■ Description of the task ■
Give the listing again exactly, omitting its images.

BEGIN Data provided

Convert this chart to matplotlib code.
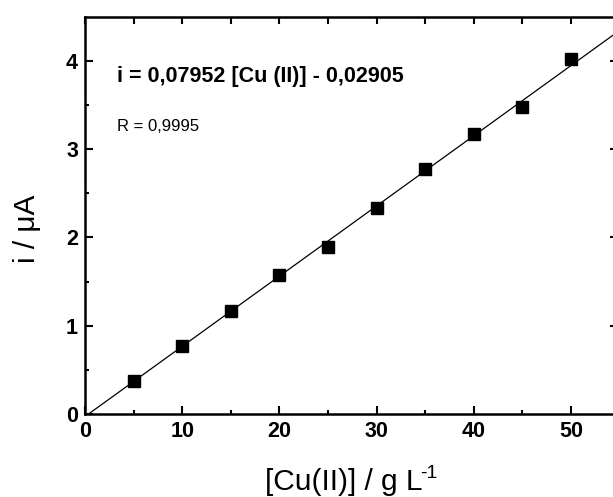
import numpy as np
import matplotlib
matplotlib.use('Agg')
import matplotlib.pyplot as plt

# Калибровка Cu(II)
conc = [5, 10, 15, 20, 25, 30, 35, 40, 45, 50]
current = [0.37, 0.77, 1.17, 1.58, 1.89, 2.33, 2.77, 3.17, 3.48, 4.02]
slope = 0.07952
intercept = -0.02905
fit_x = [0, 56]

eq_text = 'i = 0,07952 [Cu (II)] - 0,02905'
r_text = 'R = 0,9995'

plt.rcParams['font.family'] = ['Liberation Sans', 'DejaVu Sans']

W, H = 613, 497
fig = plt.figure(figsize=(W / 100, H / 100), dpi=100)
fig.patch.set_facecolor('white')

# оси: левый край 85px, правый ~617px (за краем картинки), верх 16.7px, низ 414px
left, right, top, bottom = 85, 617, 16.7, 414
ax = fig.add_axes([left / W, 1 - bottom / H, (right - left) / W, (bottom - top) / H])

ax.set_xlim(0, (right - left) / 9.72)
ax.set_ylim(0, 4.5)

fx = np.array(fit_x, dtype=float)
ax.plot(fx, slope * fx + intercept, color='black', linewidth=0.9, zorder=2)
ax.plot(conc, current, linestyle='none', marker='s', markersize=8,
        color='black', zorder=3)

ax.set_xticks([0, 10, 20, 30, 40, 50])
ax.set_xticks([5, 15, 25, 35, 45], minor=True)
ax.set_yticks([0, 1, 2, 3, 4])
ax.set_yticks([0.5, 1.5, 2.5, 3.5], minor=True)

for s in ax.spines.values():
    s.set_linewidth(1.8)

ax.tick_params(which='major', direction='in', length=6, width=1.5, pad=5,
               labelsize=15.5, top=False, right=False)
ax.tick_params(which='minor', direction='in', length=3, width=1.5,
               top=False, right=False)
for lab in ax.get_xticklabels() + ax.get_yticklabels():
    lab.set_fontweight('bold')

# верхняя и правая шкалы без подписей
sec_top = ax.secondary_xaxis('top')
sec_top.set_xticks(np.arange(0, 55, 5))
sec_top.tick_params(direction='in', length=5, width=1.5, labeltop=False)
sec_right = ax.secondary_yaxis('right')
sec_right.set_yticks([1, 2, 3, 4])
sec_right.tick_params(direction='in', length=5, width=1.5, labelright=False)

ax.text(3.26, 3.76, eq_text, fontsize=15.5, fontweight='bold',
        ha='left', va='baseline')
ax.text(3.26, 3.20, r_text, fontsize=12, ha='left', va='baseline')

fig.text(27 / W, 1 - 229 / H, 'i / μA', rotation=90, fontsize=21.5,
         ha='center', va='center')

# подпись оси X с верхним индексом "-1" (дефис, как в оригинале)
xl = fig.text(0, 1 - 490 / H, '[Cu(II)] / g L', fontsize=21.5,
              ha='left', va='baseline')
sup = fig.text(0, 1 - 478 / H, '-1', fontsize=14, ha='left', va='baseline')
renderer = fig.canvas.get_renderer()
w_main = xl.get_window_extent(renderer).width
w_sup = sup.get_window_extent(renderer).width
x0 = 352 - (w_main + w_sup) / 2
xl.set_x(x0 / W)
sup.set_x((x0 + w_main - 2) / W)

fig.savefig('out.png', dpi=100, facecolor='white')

END Data provided

■ Right answer ■
Convert this chart to matplotlib code.
import numpy as np
import matplotlib
matplotlib.use('Agg')
import matplotlib.pyplot as plt

# Калибровка Cu(II)
conc = [5, 10, 15, 20, 25, 30, 35, 40, 45, 50]
current = [0.37, 0.77, 1.17, 1.58, 1.89, 2.33, 2.77, 3.17, 3.48, 4.02]
slope = 0.07952
intercept = -0.02905
fit_x = [0, 56]

eq_text = 'i = 0,07952 [Cu (II)] - 0,02905'
r_text = 'R = 0,9995'

plt.rcParams['font.family'] = ['Liberation Sans', 'DejaVu Sans']

W, H = 613, 497
fig = plt.figure(figsize=(W / 100, H / 100), dpi=100)
fig.patch.set_facecolor('white')

# оси: левый край 85px, правый ~617px (за краем картинки), верх 16.7px, низ 414px
left, right, top, bottom = 85, 617, 16.7, 414
ax = fig.add_axes([left / W, 1 - bottom / H, (right - left) / W, (bottom - top) / H])

ax.set_xlim(0, (right - left) / 9.72)
ax.set_ylim(0, 4.5)

fx = np.array(fit_x, dtype=float)
ax.plot(fx, slope * fx + intercept, color='black', linewidth=0.9, zorder=2)
ax.plot(conc, current, linestyle='none', marker='s', markersize=8,
        color='black', zorder=3)

ax.set_xticks([0, 10, 20, 30, 40, 50])
ax.set_xticks([5, 15, 25, 35, 45], minor=True)
ax.set_yticks([0, 1, 2, 3, 4])
ax.set_yticks([0.5, 1.5, 2.5, 3.5], minor=True)

for s in ax.spines.values():
    s.set_linewidth(1.8)

ax.tick_params(which='major', direction='in', length=6, width=1.5, pad=5,
               labelsize=15.5, top=False, right=False)
ax.tick_params(which='minor', direction='in', length=3, width=1.5,
               top=False, right=False)
for lab in ax.get_xticklabels() + ax.get_yticklabels():
    lab.set_fontweight('bold')

# верхняя и правая шкалы без подписей
sec_top = ax.secondary_xaxis('top')
sec_top.set_xticks(np.arange(0, 55, 5))
sec_top.tick_params(direction='in', length=5, width=1.5, labeltop=False)
sec_right = ax.secondary_yaxis('right')
sec_right.set_yticks([1, 2, 3, 4])
sec_right.tick_params(direction='in', length=5, width=1.5, labelright=False)

ax.text(3.26, 3.76, eq_text, fontsize=15.5, fontweight='bold',
        ha='left', va='baseline')
ax.text(3.26, 3.20, r_text, fontsize=12, ha='left', va='baseline')

fig.text(27 / W, 1 - 229 / H, 'i / μA', rotation=90, fontsize=21.5,
         ha='center', va='center')

# подпись оси X с верхним индексом "-1" (дефис, как в оригинале)
xl = fig.text(0, 1 - 490 / H, '[Cu(II)] / g L', fontsize=21.5,
              ha='left', va='baseline')
sup = fig.text(0, 1 - 478 / H, '-1', fontsize=14, ha='left', va='baseline')
renderer = fig.canvas.get_renderer()
w_main = xl.get_window_extent(renderer).width
w_sup = sup.get_window_extent(renderer).width
x0 = 352 - (w_main + w_sup) / 2
xl.set_x(x0 / W)
sup.set_x((x0 + w_main - 2) / W)

fig.savefig('out.png', dpi=100, facecolor='white')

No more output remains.